A tiny seed of a thought would float into my brain, Maybe we should get a dog.... My brain would swiftly and unapologetically sweep the thought aside with a pragmatic, Don't be ridiculous. We are not a Dog Person. But then we went to a play date, where Evan ignored the kids to play with the dog. And the seed-thought would return, Maybe Evan is a Dog Boy. Again, though, my brain would send the thought packing, Dogs are like destructive newborns. You're not thinking this through. Then he started jumping the fence in the backyard to play with our neighbor's dog. "Mom! Reese is out! I'm gonna go play fetch with her!" And that damn seed-thought started to sprout We should get a dog.
Last week, something flipped and my brain stopped trying to quiet the sprout of thought. On Monday, the thought entered and started to walk around a bit. A dog would be so good for Evan. Molly would adore it! It might be good for all of us, really! By Wednesday, it pulled up a chair. A dog would help teach compassion and responsibility. It would be a great way for Evan to practice expressing affection. A boy and his dog....such a pretty cliche. On Friday, it sat down and made itself at home. We're getting a dog. Time to tell Sam.
Sam is a Dog Person. He grew up with a dogs and even had a dog when we got married. It was a great dog. But it was a dog and I am not a Dog Person.
He came home for lunch last Friday afternoon.
"You're going to think I'm crazy but I have something I want to say."
I'm not usually one to throw a curveball, so he continued to eat. "Okay, what's up?"
"I think we should get a dog."
He stopped, mid-chew. He slowly turned to face me, not sure what prank I was trying to pull.
"I'm serious," I went on. I started to list the reasons why I think a dog would be a good fit for our family, a great fit for Evan.
He didn't let himself get too excited. He knew that I could pull the plug on this train of thought at anytime. "Let's think about it," he offered.
That evening we had settled on a breed and found some relatively local breeders. We knew we wanted a puppy so the kids could grow up together, form an early bond.
The next morning we were (secretly) admiring the dozens of dogs we saw on our hike and I was starting to get really excited about the prospect of becoming a dog family.
That night, just 36 hours after I breathed word of my Crazy Thought to Sam, we told the kids.
Max and Molly squealed with delight.
Evan was shocked. He stopped asking for a dog years ago after countless "We're not getting a dog" responses from me. He looked at me with a mixture of disbelief and hope and I nodded, "It's true, buddy. What do you think?" His eyes actually twinkled. A smile spread across his whole face and he yelled, "I call Fetch Duty!" He hasn't stopped talking about Our Dog since.
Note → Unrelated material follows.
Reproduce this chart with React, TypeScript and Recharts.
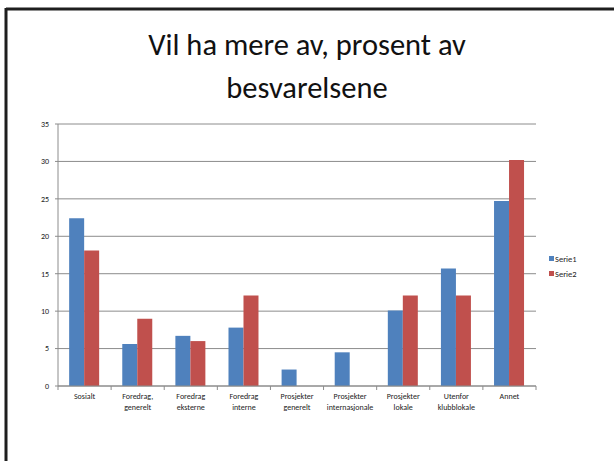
import React from 'react';
import { BarChart, Bar, XAxis, YAxis, CartesianGrid, Legend } from 'recharts';

const categories = [
  'Sosialt',
  'Foredrag, generelt',
  'Foredrag eksterne',
  'Foredrag interne',
  'Prosjekter generelt',
  'Prosjekter internasjonale',
  'Prosjekter lokale',
  'Utenfor klubblokale',
  'Annet',
];
const serie1 = [22.4, 5.6, 6.7, 7.8, 2.2, 4.5, 10.1, 15.7, 24.7];
const serie2 = [18.1, 9.0, 6.0, 12.1, 0, 0, 12.1, 12.1, 30.2];
const yTicks = [0, 5, 10, 15, 20, 25, 30, 35];

const data = categories.map((name, i) => ({ name, Serie1: serie1[i], Serie2: serie2[i] }));

const FONT = 'Carlito, Calibri, Lato, sans-serif';
const GRID = '#8c8c8c';
const PLOT_LEFT = 58;
const PLOT_RIGHT = 536;
const BAND = (PLOT_RIGHT - PLOT_LEFT) / categories.length;

const CategoryTick: React.FC<any> = ({ x, y, payload, index }) => {
  const label: string = payload.value;
  const cut = label.indexOf(' ');
  const lines = cut < 0 ? [label] : [label.slice(0, cut), label.slice(cut + 1)];
  const left = x - BAND / 2;
  return (
    <g>
      <line x1={left} y1={y} x2={left} y2={y + 4} stroke={GRID} />
      {index === categories.length - 1 && (
        <line x1={x + BAND / 2} y1={y} x2={x + BAND / 2} y2={y + 4} stroke={GRID} />
      )}
      {lines.map((ln, i) => (
        <text key={i} x={x} y={y + 12.5 + i * 11} textAnchor="middle" fontSize={8} fill="#222" fontFamily={FONT}>
          {ln}
        </text>
      ))}
    </g>
  );
};

const LegendBox: React.FC<any> = ({ payload }) => (
  <div style={{ fontFamily: FONT, fontSize: 8.5, color: '#222' }}>
    {(payload || []).map((p: any) => (
      <div key={p.value} style={{ display: 'flex', alignItems: 'center', height: 15 }}>
        <span style={{ display: 'inline-block', width: 5, height: 5, background: p.color, marginRight: 1 }} />
        {p.value}
      </div>
    ))}
  </div>
);

export default function App() {
  return (
    <div style={{ position: 'fixed', left: 0, top: 0, width: 614, height: 461, overflow: 'hidden', background: '#fff' }}>
      <div style={{ position: 'absolute', left: 0, top: 0 }}>
        <BarChart
          width={614}
          height={461}
          data={data}
          margin={{ top: 124, right: 614 - PLOT_RIGHT, bottom: 45, left: 0 }}
          barGap={0}
          barCategoryGap="21%"
        >
          <CartesianGrid vertical={false} stroke={GRID} />
          <XAxis
            dataKey="name"
            height={30}
            interval={0}
            tickLine={false}
            tickSize={0}
            tickMargin={0}
            axisLine={{ stroke: GRID }}
            tick={<CategoryTick />}
          />
          <YAxis
            width={PLOT_LEFT}
            domain={[0, 35]}
            ticks={yTicks}
            interval={0}
            tickSize={3}
            tickMargin={6}
            axisLine={{ stroke: GRID }}
            tickLine={{ stroke: GRID }}
            tick={{ fontSize: 8, fill: '#222', fontFamily: FONT }}
          />
          <Legend
            layout="vertical"
            align="center"
            verticalAlign="middle"
            wrapperStyle={{ left: 549, top: 251, width: 40 }}
            content={<LegendBox />}
          />
          <Bar dataKey="Serie1" fill="#4F81BD" isAnimationActive={false} />
          <Bar dataKey="Serie2" fill="#C0504D" isAnimationActive={false} />
        </BarChart>
      </div>
      <svg width={614} height={461} style={{ position: 'absolute', left: 0, top: 0, pointerEvents: 'none' }}>
        <line x1={6} y1={9} x2={614} y2={9} stroke="#1e1e1e" strokeWidth={3} />
        <line x1={6} y1={8} x2={6} y2={461} stroke="#1e1e1e" strokeWidth={3} />
        <text x={307} y={55} textAnchor="middle" fontSize={30.5} fontFamily={FONT} fill="#111">
          Vil ha mere av, prosent av
        </text>
        <text x={307} y={98} textAnchor="middle" fontSize={30.5} fontFamily={FONT} fill="#111">
          besvarelsene
        </text>
      </svg>
    </div>
  );
}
A boy with his dog. I can't wait to see it.
Believe me, I know it's not going to be perfect. I know it's not going to solve all of our problems. I know it's going to be more work and more frustration and more money than I can possibly imagine. But I also know that it could be great. It could be just what he needs. It could be just what WE need. We're ready to work hard and accept the challenge. We're ready for our puppy.
Also, we're picking up the dog on Friday, three days before our entire family descends upon us for Thanksgiving week. Because what's one tiny puppy in a house of 20, right?
This might just be the biggest regret of our lives.
Or it could be the best decision we've ever made.